Jonas Sacca retrace son parcours d’instituteur

Être enseignant, c’est exercer un métier passionnant et exigeant. Celui de participer à la construction de la société en transmettant son savoir et en valorisant les compétences des apprenants. L’enseignant est celui qui forme les cadres de toute une nation, s’adapte au profil de chaque élève pour lui permettre de développer son potentiel en lui transmettant des valeurs de citoyenneté. Ainsi, une attention particulière doit être accordée à ces hommes qui ont fait de ce métier une mission sacerdotale. Pour ce numéro de la rubrique une vie un métier, votre quotidien vous plonge dans l’univers du métier d’instituteur à travers Jonas Sacca, enseignant du primaire à la retraite. Lisez plutôt.

Samiratou ZAKARI

Daabaaru : Pourquoi avez-vous choisi faire carrière dans l’enseignement ?

Jonas Sacca : Il faut dire j’aimais beaucoup les enfants, j’ai toujours aimé la compagnie de ces êtres innocents. Il y avait donc aucun métier qui me correspondait mieux que l’enseignement. Aussi, j’avais la vocation, ce qui m’a permis de rapidement m’initier dans ce secteur.

Parlez-nous de vos débuts dans l’enseignement

J’ai embrassé le métier en 1983. Et j’ai été envoyé pour mon premier poste dans un village de Toucoutounna, dans l’Atacora. Je vous assure que ce n’était pas facile pour moi pour un début de carrière, vu la brousse où j’ai été envoyé. C’était vraiment un calvaire, puisqu’il y avait même pas de tables, ni bancs dans les classes, c’est des monticules qui ont été conçu. Aussi le toit de la salle était défectueux, c’est de la paille qui servait de tôle, les margouillats nous tombaient dessus chaque jour. Et moi même enseignant, je ne pouvais pas dire que j’avais où m’hébergé, ce n’était pas facile. Ce n’était vraiment pas facile, et j’ai voulu même démissionner et rentrer chez moi continuer mes études à l’époque, c’est mon directeur qui pendant des jours a essayé de me faire entendre raison. Et petit à petit j’ai fini mes 2 ans de Jir, puisque en notre temps il fallait faire 2 ans de service patriotique, et c’est après ça je suis allé à l’école normale pour avoir mon diplôme d’instituteur en 1986, avant d’être affecté à Guilmaro dans la commune de Kouandé où j’ai servi pendant huit ans.

Alors dites-nous quels sont les avantages liés à ce métier ?

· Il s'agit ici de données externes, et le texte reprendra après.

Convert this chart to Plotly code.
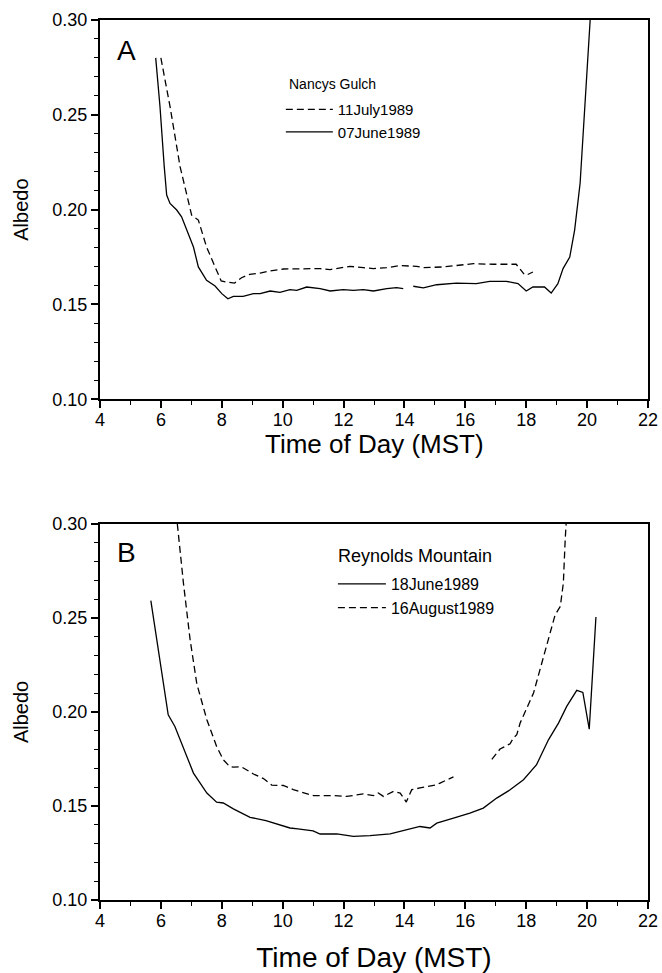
import plotly.graph_objects as go

# ---------------- data ----------------
# Panel A: Nancys Gulch
a_jul_x = [6.0, 6.30, 6.63, 7.01, 7.23, 7.50, 7.78, 7.98, 8.15, 8.42, 8.65, 8.92, 9.26, 9.59, 10.02,
           10.57, 11.23, 11.56, 11.88, 12.21, 12.65, 12.98, 13.42, 13.86, 14.40, 14.62, 15.28, 15.83,
           16.27, 16.91, 17.58, 17.67, 17.93, None, 18.05, 18.22]
a_jul_y = [0.280, 0.2544, 0.2227, 0.1971, 0.1945, 0.1803, 0.1698, 0.1624, 0.1618, 0.1613, 0.1641, 0.1659,
           0.1665, 0.1677, 0.1687, 0.1689, 0.1689, 0.1684, 0.1694, 0.1701, 0.1694, 0.1689, 0.1694, 0.1705,
           0.1701, 0.1694, 0.1698, 0.1706, 0.1715, 0.1712, 0.1715, 0.1712, 0.1660, None, 0.1658, 0.1671]

a_jun_x = [5.83, 5.97, 6.11, 6.19, 6.30, 6.52, 6.68, 6.90, 7.07, 7.23, 7.50, 7.78, 8.0, 8.2, 8.38, 8.7,
           9.04, 9.26, 9.59, 9.91, 10.24, 10.46, 10.79, 11.23, 11.56, 11.99, 12.32, 12.65, 12.98, 13.42,
           13.74, 13.96, None, 14.29, 14.62, 15.06, 15.71, 16.36, 16.80, 17.35, 17.73, 18.0, 18.22, 18.6,
           18.82, 19.04, 19.21, 19.43, 19.59, 19.77, 19.84, 20.1]
a_jun_y = [0.280, 0.2544, 0.2227, 0.2077, 0.2033, 0.1998, 0.1962, 0.1874, 0.1803, 0.1698, 0.1627, 0.1597,
           0.1557, 0.1530, 0.1543, 0.1543, 0.1557, 0.1557, 0.1571, 0.1564, 0.1578, 0.1574, 0.1592, 0.1583,
           0.1571, 0.1578, 0.1574, 0.1578, 0.1571, 0.1583, 0.1589, 0.1583, None, 0.1596, 0.1587, 0.1604,
           0.1613, 0.1610, 0.1622, 0.1622, 0.1610, 0.1571, 0.1592, 0.1592, 0.1560, 0.1610, 0.1689, 0.1750,
           0.1892, 0.2139, 0.2315, 0.300]

# Panel B: Reynolds Mountain
b_jun_x = [5.67, 5.86, 6.03, 6.24, 6.46, 6.74, 7.07, 7.29, 7.51, 7.83, 8.05, 8.38, 8.93, 9.45, 9.9,
           10.24, 10.5, 10.79, 11.0, 11.23, 11.78, 12.32, 12.87, 13.53, 14.08, 14.51, 14.84, 15.06,
           15.61, 16.15, 16.59, 17.03, 17.47, 17.91, 18.34, 18.73, 19.06, 19.33, 19.66, 19.86, 20.07,
           20.29]
b_jun_y = [0.2592, 0.2384, 0.2207, 0.1985, 0.1923, 0.1808, 0.1675, 0.1622, 0.1569, 0.1520, 0.1516,
           0.1485, 0.1440, 0.1422, 0.1400, 0.1383, 0.1378, 0.1374, 0.1368, 0.1351, 0.1352, 0.1338,
           0.1342, 0.1352, 0.1374, 0.1391, 0.1383, 0.1409, 0.1436, 0.1462, 0.1489, 0.1542, 0.1586,
           0.1640, 0.1720, 0.1852, 0.1941, 0.2030, 0.2115, 0.2104, 0.1909, 0.2505]

b_aug_x = [6.54, 6.74, 6.96, 7.18, 7.51, 7.83, 8.05, 8.26, 8.38, 8.65, 9.04, 9.37, 9.64, 10.02, 10.35,
           10.57, 11.01, 11.67, 12.10, 12.65, 12.98, 13.14, 13.31, 13.64, 13.86, 14.06, 14.24, 14.51,
           14.84, 15.06, 15.17, 15.61, None, 16.87, 17.14, 17.47, 17.58, 17.69, 17.80, 18.24, 18.67,
           18.95, 19.12, 19.22, 19.28, 19.31]
b_aug_y = [0.300, 0.2686, 0.2384, 0.2150, 0.1959, 0.1817, 0.1746, 0.1710, 0.1707, 0.1708, 0.1670,
           0.1646, 0.1611, 0.1609, 0.1587, 0.1575, 0.1555, 0.1555, 0.1551, 0.1564, 0.1555, 0.1569,
           0.1551, 0.1578, 0.1569, 0.1521, 0.1587, 0.1596, 0.1604, 0.1613, 0.1622, 0.1655, None,
           0.1748, 0.1803, 0.1831, 0.1862, 0.1879, 0.1941, 0.2101, 0.2349, 0.2517, 0.2562, 0.2686,
           0.2916, 0.300]

x_range = [4, 22]
y_range = [0.10, 0.30]
x_ticks = [4, 6, 8, 10, 12, 14, 16, 18, 20, 22]
y_ticks = [0.10, 0.15, 0.20, 0.25, 0.30]

FONT = "Liberation Sans, Arial, sans-serif"
DASH = "7px,4px"
X_TITLE = "Time of Day (MST)"

fig = go.Figure()
fig.add_trace(go.Scatter(x=a_jul_x, y=a_jul_y, name="11July1989", mode="lines",
                         line=dict(color="black", width=1.3, dash=DASH),
                         xaxis="x", yaxis="y", legend="legend", connectgaps=False))
fig.add_trace(go.Scatter(x=a_jun_x, y=a_jun_y, name="07June1989", mode="lines",
                         line=dict(color="black", width=1.3),
                         xaxis="x", yaxis="y", legend="legend", connectgaps=False))
fig.add_trace(go.Scatter(x=b_jun_x, y=b_jun_y, name="18June1989", mode="lines",
                         line=dict(color="black", width=1.3),
                         xaxis="x2", yaxis="y2", legend="legend2", connectgaps=False))
fig.add_trace(go.Scatter(x=b_aug_x, y=b_aug_y, name="16August1989", mode="lines",
                         line=dict(color="black", width=1.3, dash=DASH),
                         xaxis="x2", yaxis="y2", legend="legend2", connectgaps=False))

def xax(anchor, title):
    return dict(range=x_range, tickvals=x_ticks, ticks="outside", ticklen=7, tickwidth=1.5,
                tickcolor="black", ticklabelstandoff=-4, automargin=False,
                showline=True, linecolor="black", linewidth=2.2, mirror=True, showgrid=False,
                zeroline=False, tickfont=dict(size=18, color="black", family=FONT),
                minor=dict(dtick=1, ticks="outside", ticklen=4, tickwidth=1.2, tickcolor="black"),
                title=dict(text=title, font=dict(size=28, color="black", family=FONT), standoff=18),
                anchor=anchor)

def yax(domain, anchor):
    return dict(range=y_range, tickvals=y_ticks, tickformat=".2f", ticks="outside", ticklen=7,
                tickwidth=1.5, tickcolor="black", ticklabelstandoff=0, automargin=False,
                showline=True, linecolor="black", linewidth=2.2, mirror=True,
                showgrid=False, zeroline=False, domain=domain,
                tickfont=dict(size=18, color="black", family=FONT),
                minor=dict(dtick=0.01, ticks="outside", ticklen=4, tickwidth=1.2, tickcolor="black"),
                title=dict(text="Albedo", font=dict(size=20, color="black", family=FONT), standoff=18),
                anchor=anchor)

fig.update_layout(
    width=662, height=973,
    margin=dict(l=100, r=14, t=20, b=73, autoexpand=False),
    paper_bgcolor="white", plot_bgcolor="white",
    font=dict(family=FONT, color="black"),
    xaxis=xax("y", None),
    yaxis=yax([0.569, 1.0], "x"),
    xaxis2=xax("y2", X_TITLE),
    yaxis2=yax([0.0, 0.4273], "x2"),
    legend=dict(x=0.33, y=0.917, xanchor="left", yanchor="top", bgcolor="rgba(0,0,0,0)",
                font=dict(size=15, family=FONT), tracegroupgap=0, itemwidth=47),
    legend2=dict(x=0.425, y=0.3784, xanchor="left", yanchor="top", bgcolor="rgba(0,0,0,0)",
                 font=dict(size=16, family=FONT), tracegroupgap=0, itemwidth=48),
    annotations=[
        dict(text="A", x=0.0266, y=0.92, xref="x domain", yref="y domain", showarrow=False,
             xanchor="left", yanchor="middle", font=dict(size=28, family=FONT, color="black")),
        dict(text="B", x=0.0266, y=0.924, xref="x2 domain", yref="y2 domain", showarrow=False,
             xanchor="left", yanchor="middle", font=dict(size=28, family=FONT, color="black")),
        dict(text=X_TITLE, x=0.5, y=(900 - 444) / 880, xref="x domain", yref="paper",
             showarrow=False, xanchor="center", yanchor="middle",
             font=dict(size=26, family=FONT, color="black")),
        dict(text="Nancys Gulch", x=0.341, y=0.9273, xref="paper", yref="paper", showarrow=False,
             xanchor="left", yanchor="middle", font=dict(size=14, family=FONT, color="black")),
        dict(text="Reynolds Mountain", x=0.4307, y=0.3909, xref="paper", yref="paper",
             showarrow=False, xanchor="left", yanchor="middle",
             font=dict(size=18, family=FONT, color="black")),
    ],
)

fig.write_html("out.html",
               config={"displayModeBar": False},
               post_script="document.body.style.margin='0';document.body.style.padding='0';"
                           "document.body.style.overflow='hidden';")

Les avantages, ils sont énormes. L’enseignement est un métier très noble, et ce qui fait la fierté d’un enseignant après des années de service rendu est de voir les enfants qu’il a encadré devenir des personnes responsables dans le pays. L’enseignant quand il fait bien son travail, il est toujours récompensé partout où il passe. Aussi, avec ce métier là, on a la chance de voyager beaucoup suite aux affectations, on parcourt plusieurs horizons.

Et qu’en est t-il des inconvénients ?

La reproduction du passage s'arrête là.